Devletin yeni çözüm süreci kapsamında, PKK’nin üst düzey kadrosuna yönelik yeni seçenekler üzerinde çalıştığı, bu çerçevede yaklaşık 200 kişilik yönetici listesindeki bazı isimlerin üçüncü ülkelere gönderilmesi yerine İmralı Cezaevi’ne getirilmesinin de ciddi biçimde tartışıldığı belirtiliyor
T24 yazarı Cansu Çamlıbel, İktidarın “Terörsüz Türkiye”diye adlandırdığı yeni çözüm süreci kapsamında devletin PKK’nin üst düzey kadrolarına ilişkin yeni seçenekler üzerinde çalıştığını yazdı. Çamlıbel’in aktardığına göre, devletin “PKK yöneticisi” olarak tanımladığı yaklaşık 200 kişilik liste için, üçüncü ülkelere gönderme formülünün yanı sıra İmralı Cezaevi seçeneği de ciddi biçimde tartışılıyor.
İmralı seçeneği masada
Yazıya göre, listedeki birçok üst düzey PKK yöneticisi Türkiye’ye dönerek yasal-demokratik siyasette yer almak istiyor. Bu durum, devletin yeni formüller arayışına girmesine yol açtı. Bu kapsamda, PKK’nin tepe kadrosundan 40-50 kişilik bir grubun, Abdullah Öcalan’ın da bulunduğu İmralı Adası’na getirilmesi seçeneği öne çıktı. Çamlıbel, görüştüğü kaynakların bu formülün “en güçlü seçeneklerden biri” olduğunu doğruladığını aktardı.

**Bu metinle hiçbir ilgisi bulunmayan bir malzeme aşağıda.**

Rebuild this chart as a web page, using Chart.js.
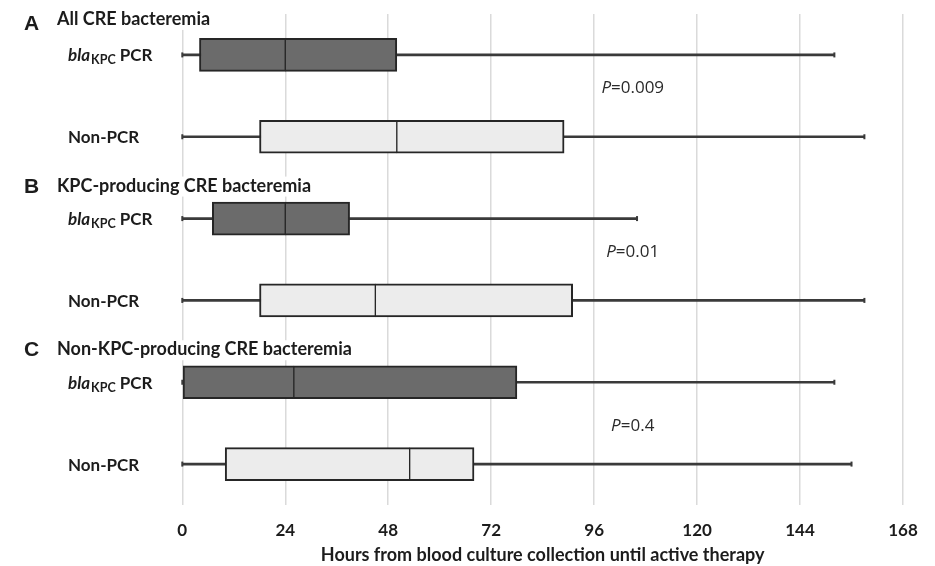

İmralı seçeneğini kabul eden yöneticilerin, en az üç yıl cezaevinde kalmayı göze alması gerektiği belirtiliyor. Devlet cephesinde, tüm 200 kişinin bu seçeneği kabul etmesinin beklenmediği, ancak sınırlı sayıda ismin katılımının sürecin işlemesi için yeterli olabileceği değerlendiriliyor.
Yazıda, bu formülün gündeme gelmesindeki temel gerekçelerden birinin, PKK yöneticilerinin Öcalan’dan bağımsız açıklama ve hamlelerini sınırlandırmak olduğu vurgulandı. Ayrıca, sürecin dış istihbarat servislerinin etkisinden korunmasının da hedeflendiği ifade edildi.
Yasal düzenleme hazırlıkları
Çamlıbel’in aktardığı bilgilere göre, MHP Genel Başkanı Devlet Bahçeli’nin destek verdiği ve “Barış Yasası” olarak anılan düzenlemeden yaklaşık 18 bin PKK’linin yararlanabileceği hesaplanıyor. Bu kişilerin yaklaşık 4 bin 500’ünün Türkiye cezaevlerinde olduğu, diğerlerinin ise Irak, Suriye ve Avrupa’da bulunduğu belirtiliyor.
Hazırlıkları süren yasal düzenlemenin geçici ve özel nitelikte olacağı, açık uçlu olmayacağı ifade edilirken; başvurular için altı aylık bir süre öngörüldüğü, şartlı salıverme ve ceza erteleme gibi mekanizmaların devreye gireceği kaydedildi. Düzenleme kapsamında PKK’nin “münfesih terör örgütü” olarak tanımlanması ve şiddete bulaşmamış üyelerin serbest bırakılması da seçenekler arasında yer alıyor.
DSG ve Suriye denklemi etkili
Sürecin yavaş ilerlemesinde Suriye’deki gelişmelerin ve DSG’nin geleceğine ilişkin belirsizliklerin etkili olduğu vurgulanıyor. Ankara’nın, bu başlığı iç kamuoyunu ikna edici kritik bir eşik olarak gördüğü belirtiliyor.
Cansu Çamlıbel, yazısında Türkiye Cumhurbaşkanı Recep Tayyip Erdoğan’ın bu seçeneklerden hangisine, hangi takvimle onay vereceğinin belirsizliğini koruduğunu vurgularken, sürecin 2026’ya uzanabilecek yeni ve karmaşık tartışmaları beraberinde getirebileceğine dikkat çekti.